J. morì verosimilmente a Venezia nel giugno 1546 (Alverà Bortolotto, 1988, p. 36).
Il testamento, datato 3 genn. 1544, informa sulla sua discendenza. J. ebbe un figlio, Gasparo, ceramista a sua volta e nominato erede universale, il quale peraltro sopravvisse al padre soltanto pochi mesi, e tre figlie, tutte sposate a maiolicari. Caterina fu moglie di Domenico da Venezia, ceramista in seguito molto noto che verosimilmente si formò con il suocero; Isabetta sposò Pasqualino de Zorzi, che proseguì l'attività del suocero; Lucia, invece, si unì nel 1544 a Francesco di Casteldurante, il quale esercitò in una propria bottega in zona S. Tomà.

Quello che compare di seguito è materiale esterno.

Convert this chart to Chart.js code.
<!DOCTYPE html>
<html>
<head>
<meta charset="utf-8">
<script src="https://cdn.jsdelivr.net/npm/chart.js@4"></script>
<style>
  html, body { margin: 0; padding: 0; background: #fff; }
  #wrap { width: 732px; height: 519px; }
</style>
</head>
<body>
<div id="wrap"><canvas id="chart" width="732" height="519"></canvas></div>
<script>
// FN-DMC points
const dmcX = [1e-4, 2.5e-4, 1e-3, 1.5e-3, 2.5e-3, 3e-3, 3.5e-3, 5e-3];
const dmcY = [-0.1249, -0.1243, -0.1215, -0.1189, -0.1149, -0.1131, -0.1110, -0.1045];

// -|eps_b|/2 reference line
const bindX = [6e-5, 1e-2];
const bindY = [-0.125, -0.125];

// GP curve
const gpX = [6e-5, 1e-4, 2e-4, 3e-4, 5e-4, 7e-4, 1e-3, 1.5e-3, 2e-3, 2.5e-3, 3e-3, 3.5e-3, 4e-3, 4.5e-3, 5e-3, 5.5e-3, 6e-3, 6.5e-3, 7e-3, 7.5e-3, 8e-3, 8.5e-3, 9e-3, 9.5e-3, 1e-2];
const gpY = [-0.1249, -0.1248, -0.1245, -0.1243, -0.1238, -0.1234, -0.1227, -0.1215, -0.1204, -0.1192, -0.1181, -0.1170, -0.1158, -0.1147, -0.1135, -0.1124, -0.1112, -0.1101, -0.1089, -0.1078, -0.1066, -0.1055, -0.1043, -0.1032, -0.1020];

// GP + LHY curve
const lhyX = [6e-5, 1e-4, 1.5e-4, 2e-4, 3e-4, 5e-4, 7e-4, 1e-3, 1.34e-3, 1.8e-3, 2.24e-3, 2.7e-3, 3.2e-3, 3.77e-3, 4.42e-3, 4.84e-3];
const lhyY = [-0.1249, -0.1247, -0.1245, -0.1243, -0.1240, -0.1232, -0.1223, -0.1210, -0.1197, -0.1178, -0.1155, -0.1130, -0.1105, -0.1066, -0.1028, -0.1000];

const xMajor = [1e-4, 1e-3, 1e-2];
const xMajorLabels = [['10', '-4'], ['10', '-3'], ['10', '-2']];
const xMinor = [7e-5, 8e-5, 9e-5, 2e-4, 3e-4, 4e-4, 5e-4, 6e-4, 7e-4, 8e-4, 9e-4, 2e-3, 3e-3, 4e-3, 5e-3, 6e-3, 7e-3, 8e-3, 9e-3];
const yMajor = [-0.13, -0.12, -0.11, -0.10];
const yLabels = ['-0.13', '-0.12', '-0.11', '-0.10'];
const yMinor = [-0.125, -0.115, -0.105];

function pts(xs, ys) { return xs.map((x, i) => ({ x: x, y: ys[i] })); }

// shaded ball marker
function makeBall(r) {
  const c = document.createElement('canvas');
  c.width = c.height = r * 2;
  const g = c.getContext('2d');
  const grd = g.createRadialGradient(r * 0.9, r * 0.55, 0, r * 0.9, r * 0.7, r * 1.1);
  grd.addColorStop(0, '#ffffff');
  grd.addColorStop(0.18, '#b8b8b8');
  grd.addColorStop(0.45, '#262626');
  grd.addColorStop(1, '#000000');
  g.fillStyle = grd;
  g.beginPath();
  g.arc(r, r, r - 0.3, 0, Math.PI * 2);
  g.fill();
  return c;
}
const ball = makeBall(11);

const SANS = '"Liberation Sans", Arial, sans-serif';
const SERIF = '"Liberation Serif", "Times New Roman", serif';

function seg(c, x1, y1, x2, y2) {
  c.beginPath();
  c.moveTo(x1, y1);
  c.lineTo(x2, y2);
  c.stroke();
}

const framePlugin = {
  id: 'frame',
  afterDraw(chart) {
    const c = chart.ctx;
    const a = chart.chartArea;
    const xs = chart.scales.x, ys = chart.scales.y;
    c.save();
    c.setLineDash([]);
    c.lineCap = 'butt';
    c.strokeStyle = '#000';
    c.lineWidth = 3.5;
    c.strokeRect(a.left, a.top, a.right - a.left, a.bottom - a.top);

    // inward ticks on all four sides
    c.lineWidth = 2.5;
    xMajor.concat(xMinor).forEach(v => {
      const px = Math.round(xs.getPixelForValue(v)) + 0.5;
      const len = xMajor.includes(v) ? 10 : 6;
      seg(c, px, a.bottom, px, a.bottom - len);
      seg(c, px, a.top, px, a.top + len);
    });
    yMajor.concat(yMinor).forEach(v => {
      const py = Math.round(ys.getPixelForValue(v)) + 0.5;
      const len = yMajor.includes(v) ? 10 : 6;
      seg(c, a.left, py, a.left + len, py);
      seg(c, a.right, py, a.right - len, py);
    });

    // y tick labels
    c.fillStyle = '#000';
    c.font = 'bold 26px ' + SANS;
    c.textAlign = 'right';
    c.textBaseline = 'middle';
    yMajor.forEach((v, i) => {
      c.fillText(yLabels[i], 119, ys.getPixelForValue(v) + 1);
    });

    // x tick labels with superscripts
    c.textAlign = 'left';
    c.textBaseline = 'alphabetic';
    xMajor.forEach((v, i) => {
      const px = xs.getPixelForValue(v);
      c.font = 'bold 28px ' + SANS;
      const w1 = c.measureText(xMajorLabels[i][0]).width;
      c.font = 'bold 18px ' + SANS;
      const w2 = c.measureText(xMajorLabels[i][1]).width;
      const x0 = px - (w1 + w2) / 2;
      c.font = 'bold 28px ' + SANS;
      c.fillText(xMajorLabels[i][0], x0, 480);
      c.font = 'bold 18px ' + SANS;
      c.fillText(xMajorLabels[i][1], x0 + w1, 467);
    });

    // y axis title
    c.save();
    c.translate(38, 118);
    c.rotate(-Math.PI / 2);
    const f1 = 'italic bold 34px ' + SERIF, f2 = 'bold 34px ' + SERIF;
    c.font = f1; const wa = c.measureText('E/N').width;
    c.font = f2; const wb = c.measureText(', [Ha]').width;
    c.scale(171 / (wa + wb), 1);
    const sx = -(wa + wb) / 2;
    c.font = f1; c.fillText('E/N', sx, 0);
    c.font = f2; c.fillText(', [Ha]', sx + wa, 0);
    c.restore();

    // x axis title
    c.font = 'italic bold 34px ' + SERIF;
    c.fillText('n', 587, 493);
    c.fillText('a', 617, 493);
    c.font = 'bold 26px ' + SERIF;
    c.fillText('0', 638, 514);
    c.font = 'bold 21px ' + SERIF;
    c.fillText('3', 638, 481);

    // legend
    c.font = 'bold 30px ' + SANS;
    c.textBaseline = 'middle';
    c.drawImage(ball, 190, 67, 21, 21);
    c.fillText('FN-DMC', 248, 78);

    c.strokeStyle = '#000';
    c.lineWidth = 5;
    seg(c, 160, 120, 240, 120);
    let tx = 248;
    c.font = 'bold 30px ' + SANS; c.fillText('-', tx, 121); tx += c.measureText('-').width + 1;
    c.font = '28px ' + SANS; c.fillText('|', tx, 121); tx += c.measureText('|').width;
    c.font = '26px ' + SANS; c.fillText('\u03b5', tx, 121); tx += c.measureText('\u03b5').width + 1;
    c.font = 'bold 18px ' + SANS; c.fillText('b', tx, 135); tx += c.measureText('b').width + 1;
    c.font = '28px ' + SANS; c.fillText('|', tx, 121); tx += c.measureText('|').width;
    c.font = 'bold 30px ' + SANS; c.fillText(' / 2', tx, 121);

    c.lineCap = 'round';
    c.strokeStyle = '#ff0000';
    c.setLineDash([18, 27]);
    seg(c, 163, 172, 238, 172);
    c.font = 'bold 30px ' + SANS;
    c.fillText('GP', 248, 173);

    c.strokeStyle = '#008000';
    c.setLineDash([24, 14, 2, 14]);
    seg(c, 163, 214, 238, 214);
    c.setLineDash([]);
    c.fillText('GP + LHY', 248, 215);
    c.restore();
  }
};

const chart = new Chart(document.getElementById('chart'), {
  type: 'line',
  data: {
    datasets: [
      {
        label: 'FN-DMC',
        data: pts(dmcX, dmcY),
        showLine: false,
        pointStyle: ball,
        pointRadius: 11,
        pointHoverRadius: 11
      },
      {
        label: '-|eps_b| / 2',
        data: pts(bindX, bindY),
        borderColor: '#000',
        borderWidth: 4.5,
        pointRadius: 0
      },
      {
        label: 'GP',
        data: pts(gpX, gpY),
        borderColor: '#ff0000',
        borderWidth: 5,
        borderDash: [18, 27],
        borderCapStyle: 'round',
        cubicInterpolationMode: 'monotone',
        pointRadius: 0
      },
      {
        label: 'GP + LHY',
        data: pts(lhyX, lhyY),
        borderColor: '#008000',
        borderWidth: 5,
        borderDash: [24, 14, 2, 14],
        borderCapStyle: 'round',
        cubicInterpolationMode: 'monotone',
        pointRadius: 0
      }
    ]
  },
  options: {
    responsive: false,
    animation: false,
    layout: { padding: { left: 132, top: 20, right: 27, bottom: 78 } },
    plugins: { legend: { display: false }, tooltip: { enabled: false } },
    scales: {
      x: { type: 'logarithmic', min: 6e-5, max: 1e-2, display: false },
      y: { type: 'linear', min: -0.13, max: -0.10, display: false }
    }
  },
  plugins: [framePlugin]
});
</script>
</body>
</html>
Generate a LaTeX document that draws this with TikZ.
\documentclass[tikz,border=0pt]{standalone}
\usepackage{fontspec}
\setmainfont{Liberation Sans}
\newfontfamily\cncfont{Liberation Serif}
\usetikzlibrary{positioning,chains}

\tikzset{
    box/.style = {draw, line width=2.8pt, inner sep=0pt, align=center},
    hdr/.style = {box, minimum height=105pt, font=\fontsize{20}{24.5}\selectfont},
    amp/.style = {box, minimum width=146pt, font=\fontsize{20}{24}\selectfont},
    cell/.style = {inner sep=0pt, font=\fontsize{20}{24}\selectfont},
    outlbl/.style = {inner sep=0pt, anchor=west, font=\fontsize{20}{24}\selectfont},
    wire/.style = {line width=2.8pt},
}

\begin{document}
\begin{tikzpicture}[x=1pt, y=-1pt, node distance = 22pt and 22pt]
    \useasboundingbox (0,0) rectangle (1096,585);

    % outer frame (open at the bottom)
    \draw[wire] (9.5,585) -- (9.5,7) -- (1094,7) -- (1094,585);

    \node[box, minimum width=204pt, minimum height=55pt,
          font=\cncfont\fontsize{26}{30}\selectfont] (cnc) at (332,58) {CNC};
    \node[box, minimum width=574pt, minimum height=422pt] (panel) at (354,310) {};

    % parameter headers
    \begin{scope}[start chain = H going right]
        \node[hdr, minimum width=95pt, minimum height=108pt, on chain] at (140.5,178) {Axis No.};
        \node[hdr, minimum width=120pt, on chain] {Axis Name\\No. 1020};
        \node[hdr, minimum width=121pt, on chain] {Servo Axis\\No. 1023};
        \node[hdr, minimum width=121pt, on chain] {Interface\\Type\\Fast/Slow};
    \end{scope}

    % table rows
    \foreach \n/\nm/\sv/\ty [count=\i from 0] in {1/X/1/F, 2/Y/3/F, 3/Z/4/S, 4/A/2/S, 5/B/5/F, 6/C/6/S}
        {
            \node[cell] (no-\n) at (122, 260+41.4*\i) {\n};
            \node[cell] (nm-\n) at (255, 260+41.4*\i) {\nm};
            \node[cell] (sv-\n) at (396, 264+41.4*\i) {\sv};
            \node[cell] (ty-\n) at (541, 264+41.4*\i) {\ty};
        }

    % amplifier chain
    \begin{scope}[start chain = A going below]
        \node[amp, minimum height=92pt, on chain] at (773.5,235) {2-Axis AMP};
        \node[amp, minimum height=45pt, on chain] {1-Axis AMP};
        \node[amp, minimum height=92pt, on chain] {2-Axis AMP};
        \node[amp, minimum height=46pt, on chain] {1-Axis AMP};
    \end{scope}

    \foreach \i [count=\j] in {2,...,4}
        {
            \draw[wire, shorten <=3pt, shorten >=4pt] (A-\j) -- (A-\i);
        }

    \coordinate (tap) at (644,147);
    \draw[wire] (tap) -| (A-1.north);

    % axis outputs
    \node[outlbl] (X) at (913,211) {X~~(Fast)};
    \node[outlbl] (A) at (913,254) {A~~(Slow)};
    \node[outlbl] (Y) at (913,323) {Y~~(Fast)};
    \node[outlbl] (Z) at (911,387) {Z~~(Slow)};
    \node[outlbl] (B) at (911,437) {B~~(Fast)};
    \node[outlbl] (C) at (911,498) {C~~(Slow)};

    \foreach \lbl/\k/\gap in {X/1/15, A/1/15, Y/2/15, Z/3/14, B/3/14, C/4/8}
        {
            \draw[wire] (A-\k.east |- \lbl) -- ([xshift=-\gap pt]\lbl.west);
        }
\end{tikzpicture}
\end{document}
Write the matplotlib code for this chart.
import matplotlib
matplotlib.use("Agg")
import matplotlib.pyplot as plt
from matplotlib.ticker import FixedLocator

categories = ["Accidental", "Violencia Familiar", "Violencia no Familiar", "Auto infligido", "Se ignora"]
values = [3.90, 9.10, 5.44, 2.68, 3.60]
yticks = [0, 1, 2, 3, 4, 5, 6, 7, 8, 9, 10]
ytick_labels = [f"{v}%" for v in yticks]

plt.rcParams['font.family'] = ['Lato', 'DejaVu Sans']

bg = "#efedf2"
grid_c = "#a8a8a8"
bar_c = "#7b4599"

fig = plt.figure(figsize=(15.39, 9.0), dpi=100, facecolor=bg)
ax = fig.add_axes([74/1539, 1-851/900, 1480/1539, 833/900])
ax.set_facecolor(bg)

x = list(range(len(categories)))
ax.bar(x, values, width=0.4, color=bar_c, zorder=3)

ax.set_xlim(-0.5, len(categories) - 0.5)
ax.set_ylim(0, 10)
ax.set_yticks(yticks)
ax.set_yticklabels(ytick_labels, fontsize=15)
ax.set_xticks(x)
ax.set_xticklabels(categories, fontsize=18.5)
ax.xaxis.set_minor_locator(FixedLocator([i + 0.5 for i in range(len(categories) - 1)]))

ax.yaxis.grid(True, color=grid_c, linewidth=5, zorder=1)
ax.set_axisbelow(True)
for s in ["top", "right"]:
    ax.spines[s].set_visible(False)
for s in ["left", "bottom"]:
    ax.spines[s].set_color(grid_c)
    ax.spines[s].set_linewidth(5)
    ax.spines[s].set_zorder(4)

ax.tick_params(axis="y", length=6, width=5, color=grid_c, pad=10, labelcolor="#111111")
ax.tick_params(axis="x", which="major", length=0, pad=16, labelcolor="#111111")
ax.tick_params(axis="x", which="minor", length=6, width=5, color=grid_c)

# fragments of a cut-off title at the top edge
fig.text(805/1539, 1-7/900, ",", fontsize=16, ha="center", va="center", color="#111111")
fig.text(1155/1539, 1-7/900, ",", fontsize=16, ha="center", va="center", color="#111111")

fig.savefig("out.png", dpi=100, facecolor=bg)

Tra le persone menzionate nel testamento figurano una sorella, Antonia, abitante a Venezia e un fratello già defunto, Francesco, i cui eredi ugualmente risiedono in laguna: ciò avvalora l'ipotesi che possa essere stato già il padre di J., Antonio, a trasferirsi da Pesaro in laguna. Poiché nelle zone intorno a Pesaro si estraeva argilla di ottima qualità che veniva esportata verso Nord, ed esisteva una grande tradizione della ceramica, non è da escludere che J. abbia ricevuto un'educazione paterna all'arte figulina e che all'origine vi sia stata una bottega familiare.
Allo stato attuale degli studi, J. presenta aspetti suscettibili di indagine, in specie per quanto concerne il corpus di opere; ugualmente si ignorano i suoi rapporti con la committenza, mentre la qualità dei suoi manufatti autografi non può che orientare verso un pubblico di alto rango e istituzionale.
Fonti e Bibl.: A. Alverà Bortolotto, Casa, fornace e officina del maestro J. da Pesaro a S. Barnaba, a Venezia agli inizi del Cinquecento, in Arte veneta, XXXVII (1983), pp. 219-221; Id., Maiolica a Venezia nel Rinascimento, Bergamo 1988 (con bibliografia precedente); L. Arbace, Domenico da Venezia, in Diz. biogr. degli Italiani, XL, Roma 1991, p. 679; C. Ravanelli Guidotti, Omaggio a Venezia. Maioliche veneziane tra manierismo e barocco (catal.), II, Faenza 1998, p. 40; U. Thieme - F. Becker, Künstlerlexikon, XVIII, p. 282.